Meteoroloji Genel Müdürlüğü verilerine göre 2000’li yıllardan itibaren afet sayılarında önemli artışlar yaşandığını vurgulayan TMMOB, “Son 24 saatte Giresun şehir merkezinde 48.2 mm yağış gerçekleşirken, yüksek rakımlı yerleşim bölgelerinde 100 mm’yi aşan yağışlar ölçülmüştür. Bölgede ölçülen en yüksek yağışlar ise Yağlıdere (136.2 mm) ve Çanakçı’da (120.6 mm) meydana gelmiştir” ifadelerini kullandı.
Yerleşim merkezlerinde meydana gelen sellerin gerçek nedeninin, yere düşen yağış miktarından ziyade, düşen yağışın büyük bir bölümünün toprağa süzülememesi sonucunda yüzey akışına geçmesi olduğunu belirten TMMOB, devamla şunları kaydetti:
“Özellikle yapılaşmanın, asfalt ve beton zeminlerin çok yoğun olduğu yerleşimlerde; düştüğü noktada 3-5 cm yüksekliğe sahip olan yağışlar, asfalt ve beton zemin üzerinde yüzey akışına geçerek daha alçak noktalara veya altgeçitlere ulaştığında metrelerce yüksekliğe erişerek sel ve taşkınlara neden olmaktadır.”
TMMOB yaşanan son afetin, kentleri iklim krizine karşı daha dirençli hale getirme gerekliliğini gösterdiğini belirterek “İklim değişikliği uyum çalışmaları yapılarak yaşanan sellerin etkisi azaltılabilir, can ve mal kayıpları en az seviyeye indirilebilir” dedi.
“Son yıllarda bu acıları çok sık yaşamaya başladık. Artık ders alınması gerekmektedir” diyen TMMOB, devamında şu ifadeleri kullandı:
“Ancak, özellikle son yıllarda yaşanan sel felaketlerinin temel nedenleri, iklim değişikliğinden ziyade, insan kaynaklı doğa tahribatları, yanlış su politikaları ve HES’ler, plansız ve çarpık kentleşme, yetersiz altyapı ile merkezi ve yerel yönetimlerin kentleri rant politikalarına teslim etmesidir.”

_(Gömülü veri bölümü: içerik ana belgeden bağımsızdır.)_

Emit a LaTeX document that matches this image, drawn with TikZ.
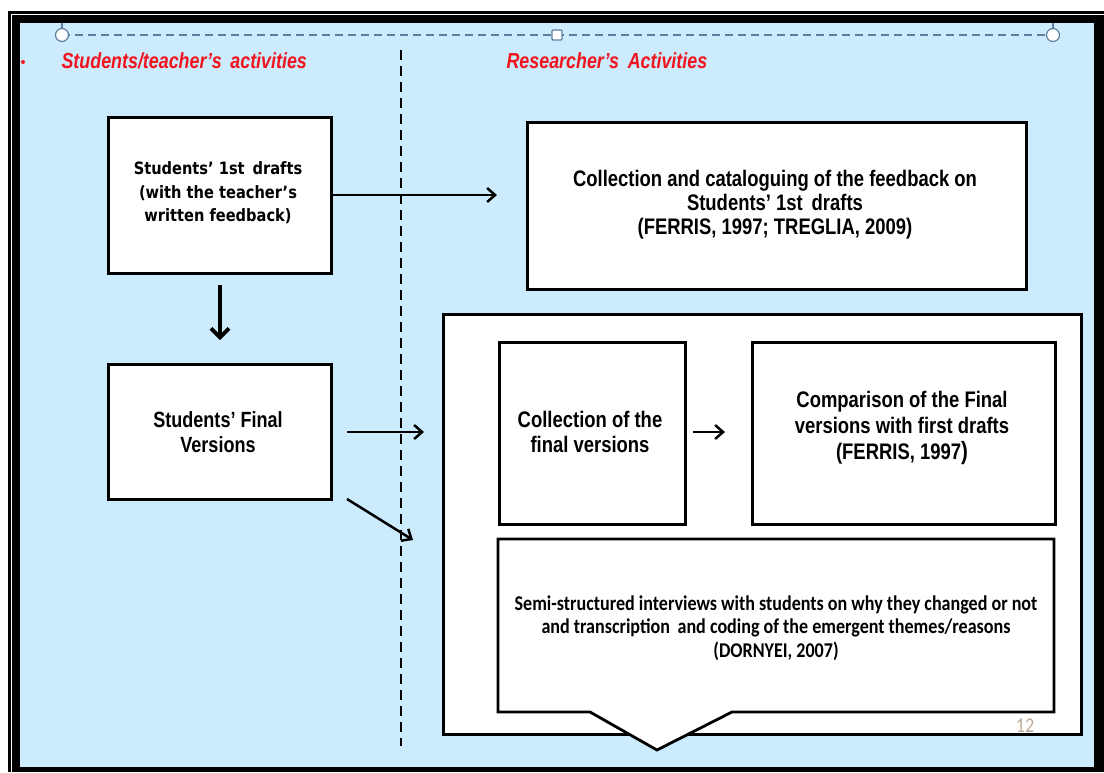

“Doğa katliamları devam ettikçe, yerleşim birimlerimiz rant politikalarına teslim edilerek beton ve asfalt yoğunluğu arttırıldıkça sel ve taşkınların olması kaçınılmazdır” diyen TMMOB, sel ve taşkınların önlenebilmeleri için şunları sıraladı:
- Dereler üzerinde, birbirinin peşi sıra onlarca HES kurularak, doğal akış engellenmektedir. Dereler halkındır. Yanlış su yönetimi ve HES politikaları sonlandırılmalıdır.
- Çarpık kentleşme sonucu, dere taşkın alanları ve dere yatakları yapılaşmaya açılmıştır. Dere yataklarının acilen rehabilite edilmesi, üzerindeki yapıların kaldırılması ve tekrar yapılaşmaya açılmaması için Anayasal korumaya alınması gerekmektedir.
- Kentsel alanların büyük bölümü asfalt ve betonla kaplandığı için, düşen yağış toprak tarafından emilememekte ve doğrudan akışa geçmektedir. Beton ve asfalt ekonomisi terk edilerek, insan ve çevre merkezli yerleşim politikaları hayata geçirilmelidir.
- Hızlı nüfus artışından dolayı kentlerimizin altyapısı yetersiz kalmaktadır. Özellikle büyük kentlerimizde bulunan birleşik kanalizasyon sistemleri aşırı yağışlarda yetersiz kalmaktadır. Büyükşehirler başta olmak üzere, tüm yerleşim birimlerinde ayrık sistem kanalizasyon altyapısı oluşturulması için yerel yönetimlere yeterli kaynak ayrılmalıdır.